## begin

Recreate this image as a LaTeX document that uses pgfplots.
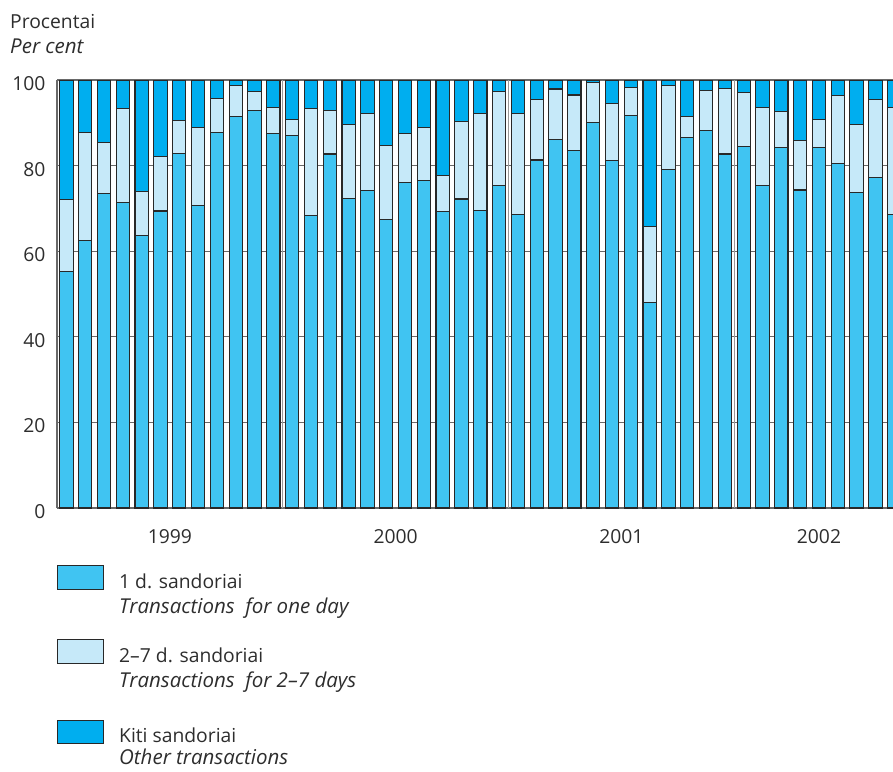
\documentclass[border=0pt]{standalone}
\usepackage{fontspec}
\setmainfont{Open Sans}
\usepackage{pgfplots}
\pgfplotsset{compat=1.18}
\usepackage{pgfplotstable}
\definecolor{cone}{RGB}{64,196,242}
\definecolor{ctwo}{RGB}{198,233,249}
\definecolor{cthree}{RGB}{0,174,239}
\definecolor{edge}{RGB}{40,40,40}
\definecolor{txt}{RGB}{45,45,45}
\definecolor{gridc}{RGB}{105,105,105}

\pgfplotstableread{
x a b c
0 55.2 16.8 28.0
1 62.5 25.2 12.3
2 73.5 11.9 14.6
3 71.3 22.0 6.7
4 63.6 10.3 26.1
5 69.4 12.7 17.9
6 82.9 7.6 9.5
7 70.6 18.3 11.1
8 87.7 7.9 4.4
9 91.4 7.3 1.3
10 92.9 4.5 2.6
11 87.5 6.0 6.5
12 87.1 3.7 9.2
13 68.3 25.1 6.6
14 82.7 10.2 7.1
15 72.4 17.2 10.4
16 74.1 18.0 7.9
17 67.4 17.2 15.4
18 76.0 11.5 12.5
19 76.6 12.3 11.1
20 69.3 8.3 22.4
21 72.2 18.1 9.7
22 69.6 22.5 7.9
23 75.3 22.1 2.6
24 68.6 23.6 7.8
25 81.3 14.1 4.6
26 86.0 11.9 2.1
27 83.6 12.9 3.5
28 90.0 9.5 0.5
29 81.2 13.3 5.5
30 91.8 6.4 1.8
31 48.0 17.8 34.2
32 79.1 19.7 1.2
33 86.5 5.0 8.5
34 88.3 9.3 2.4
35 82.7 15.3 2.0
36 84.4 12.7 2.9
37 75.4 18.1 6.5
38 84.3 8.3 7.4
39 74.3 11.5 14.2
40 84.3 6.4 9.3
41 80.4 15.9 3.7
42 73.8 15.8 10.4
43 77.3 18.1 4.6
44 68.6 24.9 6.5
}\data

\newcommand{\itl}{\fontsize{20.5}{24}\selectfont\itshape}
\begin{document}
\begin{tikzpicture}[font=\fontsize{19.3}{23}\selectfont, every node/.style={text=txt}]
\useasboundingbox (0pt,0pt) rectangle (893pt,-771pt);
\begin{axis}[
  at={(57pt,-508pt)}, anchor=south west,
  width=836pt, height=428pt, scale only axis,
  xmin=-0.5, xmax=43.936, ymin=0, ymax=100,
  ybar stacked, bar width=13.3pt,
  separate axis lines,
  axis x line*=box, axis y line*=left,
  axis line style={-, draw=gridc, line width=1.2pt},
  ytick={0,20,...,100},
  ymajorgrids,
  major grid style={draw=gridc, line width=1.2pt},
  major tick length=0pt,
  xtick={5.5,17.5,29.5,40},
  xticklabels={1999,2000,2001,2002},
  extra x ticks={11.5,23.5,35.5},
  extra x tick labels={},
  extra x tick style={grid=major, major grid style={draw=gray!80, line width=1pt}},
  /pgf/number format/assume math mode=true,
  tick label style={font=\fontsize{19.3}{23}\selectfont, text=txt},
  xticklabel style={anchor=base, yshift=-35pt},
  yticklabel style={anchor=east, xshift=-8pt, yshift=-3.5pt},
  clip=true,
]
\addplot[fill=cone, draw=edge, line width=1.1pt] table[x=x,y=a]{\data};
\addplot[fill=ctwo, draw=edge, line width=1.1pt] table[x=x,y=b]{\data};
\addplot[fill=cthree, draw=edge, line width=1.1pt] table[x=x,y=c]{\data};
\end{axis}
\node[anchor=base west, inner sep=0pt] at (10pt,-28pt) {Procentai};
\node[anchor=base west, inner sep=0pt] at (10pt,-53pt) {\itl Per cent};
% legend
\draw[fill=cone, draw=edge, line width=1pt] (57pt,-565pt) rectangle (103pt,-589pt);
\node[anchor=base west, inner sep=0pt] at (119pt,-588pt) {1 d. sandoriai};
\node[anchor=base west, inner sep=0pt] at (119pt,-613pt) {\itl Transactions~ for one day};
\draw[fill=ctwo, draw=edge, line width=1pt] (57pt,-639pt) rectangle (103pt,-663pt);
\node[anchor=base west, inner sep=0pt] at (119pt,-662pt) {2--7 d. sandoriai};
\node[anchor=base west, inner sep=0pt] at (119pt,-687pt) {\itl Transactions~ for 2--7 days};
\draw[fill=cthree, draw=edge, line width=1pt] (57pt,-720pt) rectangle (103pt,-743pt);
\node[anchor=base west, inner sep=0pt] at (119pt,-742pt) {Kiti sandoriai};
\node[anchor=base west, inner sep=0pt] at (119pt,-764pt) {\itl Other transactions};
\end{tikzpicture}
\end{document}
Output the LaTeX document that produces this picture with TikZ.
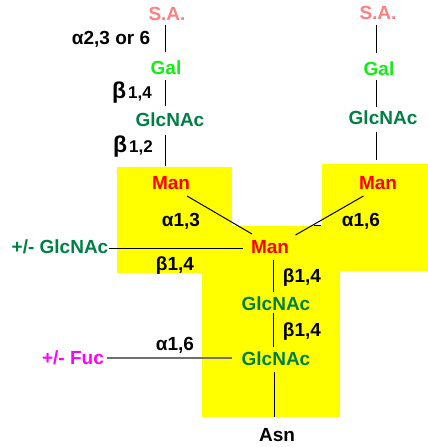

## end

All records must be output exactly as they are, except for the pictures, which are left out.

Recreate this image as a LaTeX document that uses pgfplots.
\documentclass[border=0pt]{standalone}
\usepackage{fontspec}
\setmainfont{Open Sans}
\usepackage{pgfplots}
\pgfplotsset{compat=1.18}
\usepackage{pgfplotstable}
\definecolor{cone}{RGB}{64,196,242}
\definecolor{ctwo}{RGB}{198,233,249}
\definecolor{cthree}{RGB}{0,174,239}
\definecolor{edge}{RGB}{40,40,40}
\definecolor{txt}{RGB}{45,45,45}
\definecolor{gridc}{RGB}{105,105,105}

\pgfplotstableread{
x a b c
0 55.2 16.8 28.0
1 62.5 25.2 12.3
2 73.5 11.9 14.6
3 71.3 22.0 6.7
4 63.6 10.3 26.1
5 69.4 12.7 17.9
6 82.9 7.6 9.5
7 70.6 18.3 11.1
8 87.7 7.9 4.4
9 91.4 7.3 1.3
10 92.9 4.5 2.6
11 87.5 6.0 6.5
12 87.1 3.7 9.2
13 68.3 25.1 6.6
14 82.7 10.2 7.1
15 72.4 17.2 10.4
16 74.1 18.0 7.9
17 67.4 17.2 15.4
18 76.0 11.5 12.5
19 76.6 12.3 11.1
20 69.3 8.3 22.4
21 72.2 18.1 9.7
22 69.6 22.5 7.9
23 75.3 22.1 2.6
24 68.6 23.6 7.8
25 81.3 14.1 4.6
26 86.0 11.9 2.1
27 83.6 12.9 3.5
28 90.0 9.5 0.5
29 81.2 13.3 5.5
30 91.8 6.4 1.8
31 48.0 17.8 34.2
32 79.1 19.7 1.2
33 86.5 5.0 8.5
34 88.3 9.3 2.4
35 82.7 15.3 2.0
36 84.4 12.7 2.9
37 75.4 18.1 6.5
38 84.3 8.3 7.4
39 74.3 11.5 14.2
40 84.3 6.4 9.3
41 80.4 15.9 3.7
42 73.8 15.8 10.4
43 77.3 18.1 4.6
44 68.6 24.9 6.5
}\data

\newcommand{\itl}{\fontsize{20.5}{24}\selectfont\itshape}
\begin{document}
\begin{tikzpicture}[font=\fontsize{19.3}{23}\selectfont, every node/.style={text=txt}]
\useasboundingbox (0pt,0pt) rectangle (893pt,-771pt);
\begin{axis}[
  at={(57pt,-508pt)}, anchor=south west,
  width=836pt, height=428pt, scale only axis,
  xmin=-0.5, xmax=43.936, ymin=0, ymax=100,
  ybar stacked, bar width=13.3pt,
  separate axis lines,
  axis x line*=box, axis y line*=left,
  axis line style={-, draw=gridc, line width=1.2pt},
  ytick={0,20,...,100},
  ymajorgrids,
  major grid style={draw=gridc, line width=1.2pt},
  major tick length=0pt,
  xtick={5.5,17.5,29.5,40},
  xticklabels={1999,2000,2001,2002},
  extra x ticks={11.5,23.5,35.5},
  extra x tick labels={},
  extra x tick style={grid=major, major grid style={draw=gray!80, line width=1pt}},
  /pgf/number format/assume math mode=true,
  tick label style={font=\fontsize{19.3}{23}\selectfont, text=txt},
  xticklabel style={anchor=base, yshift=-35pt},
  yticklabel style={anchor=east, xshift=-8pt, yshift=-3.5pt},
  clip=true,
]
\addplot[fill=cone, draw=edge, line width=1.1pt] table[x=x,y=a]{\data};
\addplot[fill=ctwo, draw=edge, line width=1.1pt] table[x=x,y=b]{\data};
\addplot[fill=cthree, draw=edge, line width=1.1pt] table[x=x,y=c]{\data};
\end{axis}
\node[anchor=base west, inner sep=0pt] at (10pt,-28pt) {Procentai};
\node[anchor=base west, inner sep=0pt] at (10pt,-53pt) {\itl Per cent};
% legend
\draw[fill=cone, draw=edge, line width=1pt] (57pt,-565pt) rectangle (103pt,-589pt);
\node[anchor=base west, inner sep=0pt] at (119pt,-588pt) {1 d. sandoriai};
\node[anchor=base west, inner sep=0pt] at (119pt,-613pt) {\itl Transactions~ for one day};
\draw[fill=ctwo, draw=edge, line width=1pt] (57pt,-639pt) rectangle (103pt,-663pt);
\node[anchor=base west, inner sep=0pt] at (119pt,-662pt) {2--7 d. sandoriai};
\node[anchor=base west, inner sep=0pt] at (119pt,-687pt) {\itl Transactions~ for 2--7 days};
\draw[fill=cthree, draw=edge, line width=1pt] (57pt,-720pt) rectangle (103pt,-743pt);
\node[anchor=base west, inner sep=0pt] at (119pt,-742pt) {Kiti sandoriai};
\node[anchor=base west, inner sep=0pt] at (119pt,-764pt) {\itl Other transactions};
\end{tikzpicture}
\end{document}
Output the LaTeX document that produces this picture with TikZ.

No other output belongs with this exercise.